On Friday morning, all three of the major broadcast networks surprisingly covered the latest in the Hillary Clinton e-mail scandal as 15 e-mails between Clinton and former confidante Sidney Blumenthal were discovered missing from her time at the State Department. Despite the over five and half minutes of coverage, CBS and NBC expressed concern that “the revelation” could create “a new distraction” for Clinton’s presidential campaign.
In an opening tease for Friday’s Today on NBC, co-host Matt Lauer informed viewers: “Missing, the State Department reveals it can't find all or part of at least 15 work-related e-mails from Hillary Clinton's private server. A leading Republican lawmaker is calling it “significant and troubling.” Will the revelation impact her presidential campaign?”
A few minutes later, co-host Savannah Guthrie introduced the segment by stating that the former First Lady is “facing some new questions this morning over e-mails from her time as secretary of state” as the “State Department now acknowledging the archive that she gave them was incomplete.”
White House correspondent Kristen Welker pointed out that “since announcing her candidacy, Hillary Clinton has been dogged by questions about her use of a private e-mail account while serving as secretary of state.”

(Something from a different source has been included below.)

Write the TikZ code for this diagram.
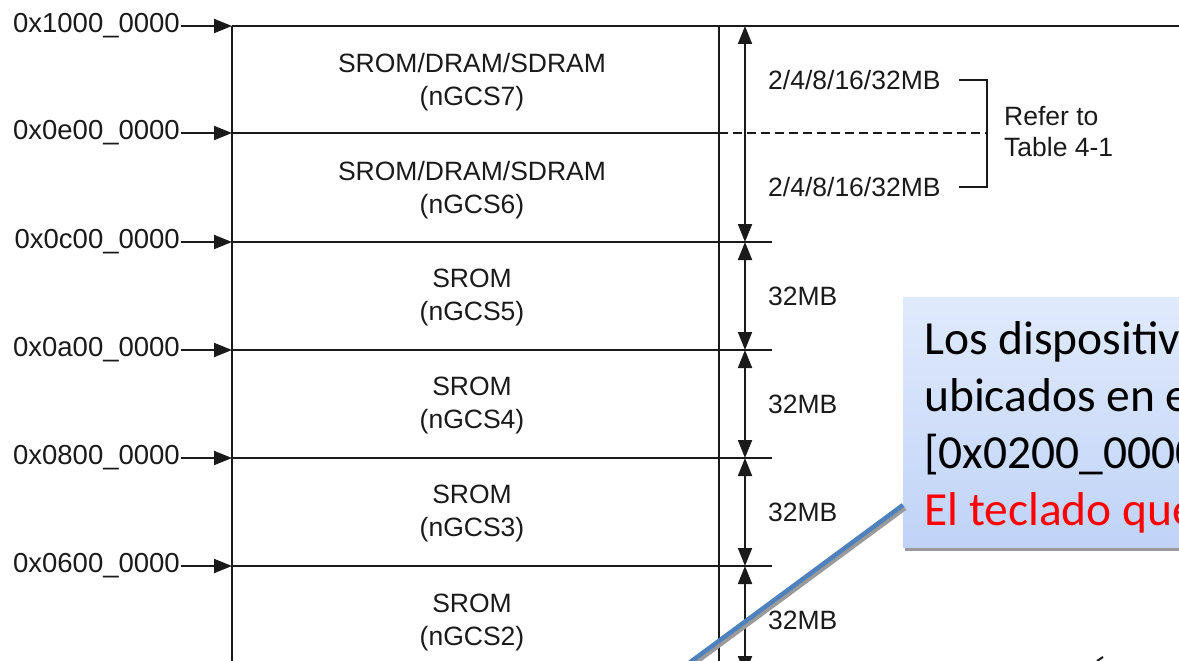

Welker continued by describing the scandal as “a political liability” with a consequence being that a “majority of Americans saying she's not honest and straightforward, and it's giving Republicans plenty of fodder.”
Joining Lauer after Welker’s report, Meet the Press moderator Chuck Todd also mentioned the poll numbers as an example that the on-going story “has taken a toll on her,” but maintained that “[t]t hasn't impacted her on any other part of her poll standing with Democrats, in particular, but even overall.”

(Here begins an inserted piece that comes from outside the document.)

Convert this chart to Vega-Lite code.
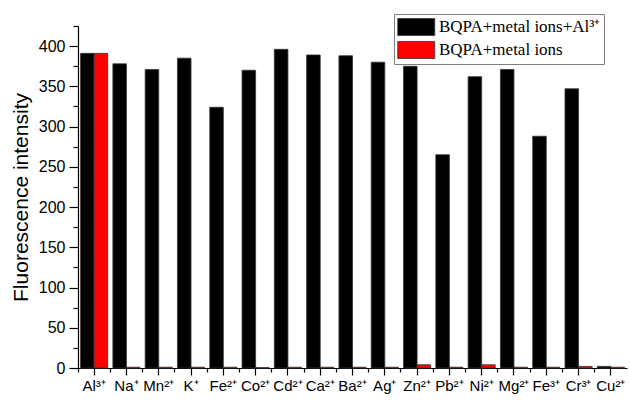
{
  "$schema": "https://vega.github.io/schema/vega-lite/v6.json",
  "width": 549,
  "height": 342,
  "autosize": {"type": "none"},
  "padding": {"left": 78, "top": 26, "right": 3, "bottom": 32},
  "background": "white",
  "config": {
    "view": {"stroke": null},
    "font": "Liberation Sans",
    "axis": {
      "domainColor": "black",
      "tickColor": "black",
      "labelColor": "black",
      "titleColor": "black",
      "grid": false,
      "labelFont": "Liberation Sans",
      "titleFont": "Liberation Sans"
    }
  },
  "data": {
    "values": [
      {"ion": "Al³⁺", "series": "BQPA+metal ions+Al³⁺", "value": 391},
      {"ion": "Al³⁺", "series": "BQPA+metal ions", "value": 391},
      {"ion": "Na⁺", "series": "BQPA+metal ions+Al³⁺", "value": 378},
      {"ion": "Na⁺", "series": "BQPA+metal ions", "value": 1},
      {"ion": "Mn²⁺", "series": "BQPA+metal ions+Al³⁺", "value": 371},
      {"ion": "Mn²⁺", "series": "BQPA+metal ions", "value": 1},
      {"ion": "K⁺", "series": "BQPA+metal ions+Al³⁺", "value": 385},
      {"ion": "K⁺", "series": "BQPA+metal ions", "value": 1},
      {"ion": "Fe²⁺", "series": "BQPA+metal ions+Al³⁺", "value": 324},
      {"ion": "Fe²⁺", "series": "BQPA+metal ions", "value": 1},
      {"ion": "Co²⁺", "series": "BQPA+metal ions+Al³⁺", "value": 370},
      {"ion": "Co²⁺", "series": "BQPA+metal ions", "value": 0.5},
      {"ion": "Cd²⁺", "series": "BQPA+metal ions+Al³⁺", "value": 396},
      {"ion": "Cd²⁺", "series": "BQPA+metal ions", "value": 1},
      {"ion": "Ca²⁺", "series": "BQPA+metal ions+Al³⁺", "value": 389},
      {"ion": "Ca²⁺", "series": "BQPA+metal ions", "value": 1},
      {"ion": "Ba²⁺", "series": "BQPA+metal ions+Al³⁺", "value": 388},
      {"ion": "Ba²⁺", "series": "BQPA+metal ions", "value": 1},
      {"ion": "Ag⁺", "series": "BQPA+metal ions+Al³⁺", "value": 380},
      {"ion": "Ag⁺", "series": "BQPA+metal ions", "value": 1},
      {"ion": "Zn²⁺", "series": "BQPA+metal ions+Al³⁺", "value": 375},
      {"ion": "Zn²⁺", "series": "BQPA+metal ions", "value": 4},
      {"ion": "Pb²⁺", "series": "BQPA+metal ions+Al³⁺", "value": 265},
      {"ion": "Pb²⁺", "series": "BQPA+metal ions", "value": 1},
      {"ion": "Ni²⁺", "series": "BQPA+metal ions+Al³⁺", "value": 362},
      {"ion": "Ni²⁺", "series": "BQPA+metal ions", "value": 4},
      {"ion": "Mg²⁺", "series": "BQPA+metal ions+Al³⁺", "value": 371},
      {"ion": "Mg²⁺", "series": "BQPA+metal ions", "value": 1},
      {"ion": "Fe³⁺", "series": "BQPA+metal ions+Al³⁺", "value": 288},
      {"ion": "Fe³⁺", "series": "BQPA+metal ions", "value": 1},
      {"ion": "Cr³⁺", "series": "BQPA+metal ions+Al³⁺", "value": 347},
      {"ion": "Cr³⁺", "series": "BQPA+metal ions", "value": 2},
      {"ion": "Cu²⁺", "series": "BQPA+metal ions+Al³⁺", "value": 2},
      {"ion": "Cu²⁺", "series": "BQPA+metal ions", "value": 1}
    ]
  },
  "layer": [
    {
      "mark": {"type": "bar", "stroke": "#333333", "strokeWidth": 0.8},
      "encoding": {
        "x": {
          "field": "ion",
          "type": "nominal",
          "sort": null,
          "scale": {"paddingInner": 0.16, "paddingOuter": 0.08},
          "axis": {
            "orient": "bottom",
            "title": null,
            "labelAngle": 0,
            "labelFontSize": 15,
            "tickSize": 7,
            "labelPadding": 3,
            "domainWidth": 1.2,
            "tickWidth": 1.2
          }
        },
        "xOffset": {
          "field": "series",
          "type": "nominal",
          "sort": ["BQPA+metal ions+Al³⁺", "BQPA+metal ions"],
          "scale": {"domain": ["BQPA+metal ions+Al³⁺", "BQPA+metal ions"], "padding": 0}
        },
        "y": {
          "field": "value",
          "type": "quantitative",
          "scale": {"domain": [0, 425], "nice": false},
          "axis": {
            "orient": "left",
            "values": [0, 50, 100, 150, 200, 250, 300, 350, 400],
            "title": "Fluorescence intensity",
            "titleFontSize": 21,
            "titleFontWeight": "normal",
            "titlePadding": 7,
            "labelFontSize": 16,
            "tickSize": 9,
            "labelPadding": 4,
            "domainWidth": 1.2,
            "tickWidth": 1.2
          }
        },
        "color": {
          "field": "series",
          "type": "nominal",
          "sort": ["BQPA+metal ions+Al³⁺", "BQPA+metal ions"],
          "scale": {"domain": ["BQPA+metal ions+Al³⁺", "BQPA+metal ions"], "range": ["#000000", "#ff0000"]},
          "legend": {
            "orient": "none",
            "legendX": 316,
            "legendY": -12,
            "title": null,
            "fillColor": "white",
            "strokeColor": "#808080",
            "padding": 3,
            "symbolType": "M-1,-0.92H3V0.92H-1Z",
            "symbolSize": 342,
            "symbolStrokeColor": "#333333",
            "symbolStrokeWidth": 0.8,
            "labelFont": "Liberation Serif",
            "labelFontSize": 17,
            "labelColor": "black",
            "labelOffset": 22,
            "rowPadding": 1,
            "labelLimit": 300
          }
        }
      }
    },
    {
      "mark": {"type": "bar", "opacity": 0},
      "encoding": {
        "x": {
          "field": "ion",
          "type": "nominal",
          "sort": null,
          "scale": {"paddingInner": 0, "paddingOuter": 0},
          "axis": {
            "orient": "bottom",
            "title": null,
            "labels": false,
            "domain": false,
            "bandPosition": 0,
            "tickSize": 4,
            "tickWidth": 1.2
          }
        },
        "y": {
          "field": "value",
          "type": "quantitative",
          "axis": {
            "orient": "left",
            "values": [25, 75, 125, 175, 225, 275, 325, 375, 425],
            "title": null,
            "labels": false,
            "domain": false,
            "tickSize": 5,
            "tickWidth": 1.2
          }
        }
      }
    }
  ],
  "resolve": {"scale": {"x": "independent"}, "axis": {"x": "independent", "y": "independent"}}
}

CBS This Morning co-host Charlie Rose noted that the State Department has stated that it “can’t locate at least 15 messages” and tossed to correspondent Julianna Goldman by observing that “the report is raising new questions about the presidential candidate.”
Following on that theme, Goldman reported that the omission “raise[s] questions about whether Clinton handed over all worked-related messages from the time she was secretary of state.”

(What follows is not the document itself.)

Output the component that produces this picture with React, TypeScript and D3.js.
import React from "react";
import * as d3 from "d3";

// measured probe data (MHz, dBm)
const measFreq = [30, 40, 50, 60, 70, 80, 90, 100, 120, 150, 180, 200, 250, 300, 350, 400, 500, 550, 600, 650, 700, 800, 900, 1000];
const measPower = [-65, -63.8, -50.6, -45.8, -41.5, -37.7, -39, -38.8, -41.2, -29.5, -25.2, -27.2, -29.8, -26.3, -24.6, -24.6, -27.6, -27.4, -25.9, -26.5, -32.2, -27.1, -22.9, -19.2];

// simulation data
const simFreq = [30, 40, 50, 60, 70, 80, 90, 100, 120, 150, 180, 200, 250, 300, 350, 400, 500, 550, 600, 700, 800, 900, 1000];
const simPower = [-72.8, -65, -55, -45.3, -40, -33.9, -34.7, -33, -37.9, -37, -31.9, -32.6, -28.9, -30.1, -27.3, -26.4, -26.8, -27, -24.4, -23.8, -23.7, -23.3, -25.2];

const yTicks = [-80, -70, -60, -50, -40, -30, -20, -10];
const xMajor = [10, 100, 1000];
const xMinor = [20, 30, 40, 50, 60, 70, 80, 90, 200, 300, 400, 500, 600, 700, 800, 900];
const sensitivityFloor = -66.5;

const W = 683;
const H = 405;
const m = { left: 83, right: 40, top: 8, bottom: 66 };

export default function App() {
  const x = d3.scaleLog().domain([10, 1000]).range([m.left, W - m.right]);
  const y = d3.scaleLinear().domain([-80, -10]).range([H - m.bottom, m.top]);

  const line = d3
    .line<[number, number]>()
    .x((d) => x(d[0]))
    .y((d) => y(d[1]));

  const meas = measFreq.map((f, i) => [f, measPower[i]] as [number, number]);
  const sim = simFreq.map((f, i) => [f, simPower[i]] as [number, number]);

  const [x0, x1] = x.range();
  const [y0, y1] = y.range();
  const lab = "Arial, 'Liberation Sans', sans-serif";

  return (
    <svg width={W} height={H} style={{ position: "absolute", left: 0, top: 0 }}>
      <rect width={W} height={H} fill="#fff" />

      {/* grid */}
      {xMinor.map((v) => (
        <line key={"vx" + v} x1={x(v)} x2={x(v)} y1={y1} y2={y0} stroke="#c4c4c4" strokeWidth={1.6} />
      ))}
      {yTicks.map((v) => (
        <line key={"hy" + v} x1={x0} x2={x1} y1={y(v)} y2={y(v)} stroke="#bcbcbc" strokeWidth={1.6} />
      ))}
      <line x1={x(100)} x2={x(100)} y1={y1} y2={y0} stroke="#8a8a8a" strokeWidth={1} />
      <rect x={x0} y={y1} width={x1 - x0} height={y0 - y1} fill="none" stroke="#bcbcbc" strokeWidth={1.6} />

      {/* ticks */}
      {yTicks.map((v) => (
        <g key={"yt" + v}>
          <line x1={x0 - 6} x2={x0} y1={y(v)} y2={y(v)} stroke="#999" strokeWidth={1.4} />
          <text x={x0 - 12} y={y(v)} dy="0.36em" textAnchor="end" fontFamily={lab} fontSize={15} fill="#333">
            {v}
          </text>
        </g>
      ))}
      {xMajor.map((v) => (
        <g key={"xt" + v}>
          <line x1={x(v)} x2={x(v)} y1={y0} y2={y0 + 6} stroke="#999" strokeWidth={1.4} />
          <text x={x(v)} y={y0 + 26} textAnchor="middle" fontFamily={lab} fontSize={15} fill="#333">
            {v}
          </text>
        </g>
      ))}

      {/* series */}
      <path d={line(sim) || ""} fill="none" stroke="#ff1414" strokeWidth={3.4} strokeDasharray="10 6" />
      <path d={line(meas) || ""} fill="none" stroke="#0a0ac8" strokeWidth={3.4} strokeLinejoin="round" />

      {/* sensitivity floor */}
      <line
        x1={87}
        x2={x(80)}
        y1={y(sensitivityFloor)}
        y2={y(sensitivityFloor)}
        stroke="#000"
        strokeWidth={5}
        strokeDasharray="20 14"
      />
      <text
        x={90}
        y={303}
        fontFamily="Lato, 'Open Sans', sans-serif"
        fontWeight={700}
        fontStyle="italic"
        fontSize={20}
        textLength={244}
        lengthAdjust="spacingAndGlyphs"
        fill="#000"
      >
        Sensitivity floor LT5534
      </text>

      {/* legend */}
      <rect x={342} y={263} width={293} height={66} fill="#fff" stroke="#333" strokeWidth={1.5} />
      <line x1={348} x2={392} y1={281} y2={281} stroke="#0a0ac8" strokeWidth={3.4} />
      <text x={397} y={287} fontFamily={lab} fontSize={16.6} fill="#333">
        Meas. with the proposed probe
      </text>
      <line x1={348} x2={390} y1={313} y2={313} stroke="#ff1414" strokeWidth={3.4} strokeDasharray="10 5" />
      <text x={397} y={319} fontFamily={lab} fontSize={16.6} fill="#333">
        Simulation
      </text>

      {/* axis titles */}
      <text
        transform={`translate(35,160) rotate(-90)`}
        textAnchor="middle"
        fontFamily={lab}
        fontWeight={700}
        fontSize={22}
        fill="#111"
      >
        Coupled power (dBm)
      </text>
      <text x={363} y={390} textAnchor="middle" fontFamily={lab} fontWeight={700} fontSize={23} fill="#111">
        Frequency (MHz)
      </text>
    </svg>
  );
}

While “[t]he State Department also says that the missing e-mails...are not relevant to the 2012 attacks in Benghazi,” Goldman brought up the reactions by both the Clinton campaign and Benghazi Committee Chairman Trey Gowdy (R-S.C.), who declared that: “The revelation these messages were not originally produced by Clinton to the State Department is significant and troubling.”
In her conclusion, Goldman worried that “[t]he revelations could create a new distraction for Clinton’s presidential campaign and also increased calls for House Speaker John Boehner to let the Benghazi Committee subpoena the private server that housed Clinton's e-mails.”
While CBS and NBC gave at least full reports on the new developments, ABC’s Good Morning America spent only 24 seconds on the story. Fill-in newsreader Dan Harris reported the following (after a lead-in from substitute co-host David Muir):
New questions about her use of private e-mail as secretary of state. The State Department says Clinton failed to turn over 15 e-mail messages. Those messages dealt with the security situation in Libya. The Republican lawmaker who’s heading the investigation into the attack on Benghazi called them omission “significant and troubling.” A Clinton spokesman says she turned over all of her e-mails.